NATO tried to underestimate importance of NATO-Russia Council meeting – Rogozin

BRUSSELS. Dec 1 (Interfax) – The opponents of development of Russia-NATO relations have made an attempt to underestimate the importance of the ministerial meeting within the framework of the NATO- Russia Council, which is scheduled for December 4, Russian envoy at NATO, Dmitry Rogozin, told Interfax on Tuesday.

“We need to state a sad fact: there are still influential forces in NATO, which demonstrate a lack of any political will to develop relations with Russia,” Rogozin said.

Rogozin said an unsanctioned meeting of the NATO-Russia Council took place on Tuesday morning at the initiative of NATO Secretary General Anders Fogh Rasmussen, where an attempt was made to reach agreements on a number of important documents. However, the attempt failed.

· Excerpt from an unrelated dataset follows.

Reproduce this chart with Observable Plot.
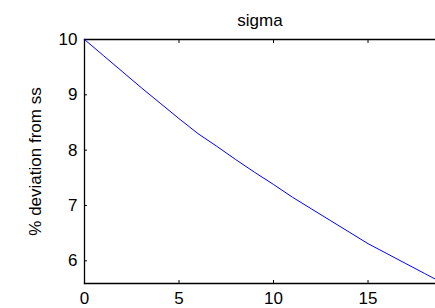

“The actions taken by some delegations in the NATO-Russia Council have in effect cast doubt on the filling of the upcoming ministerial meeting with real content,” Rogozin said. Russian Foreign Minister Sergei Lavrov is among the people expected to take part in the upcoming meeting, Rogozin said.

Rogozin said the participants in the meeting held on Tuesday morning tried to discuss three documents. “The first one was a draft instruction to begin a survey of general threats, the second was a program of the NATO-Russia Council for 2010, and the third one is related to the improvement of the NATO-Russia Council and the modernization of its work,” Rogozin said.

Russia had serious question about the most recent version of the texts,” Rogozin said. “The thing is that, for example, some delegations are trying to ‘kill’ our proposals on further work of the NATO-Russia Council, mainly, the areas in which Russia tried to solidify cooperation with NATO at the needed level,” Rogozin said.

Rogozin said he has asked his colleagues in NATO to include in the text missing basic elements relating to the activities of the NATO-Russia Council. “Nevertheless, some delegations, primarily the Canadian one and those who supported it, have blocked the adoption of all the documents submitted to the ministerial level, that is, to the December 4 meeting,” he aid.

Rogozin said he still hopes the NATO general secretary will take additional measures “to convince skeptics to keep the ministerial meeting from being objectless.”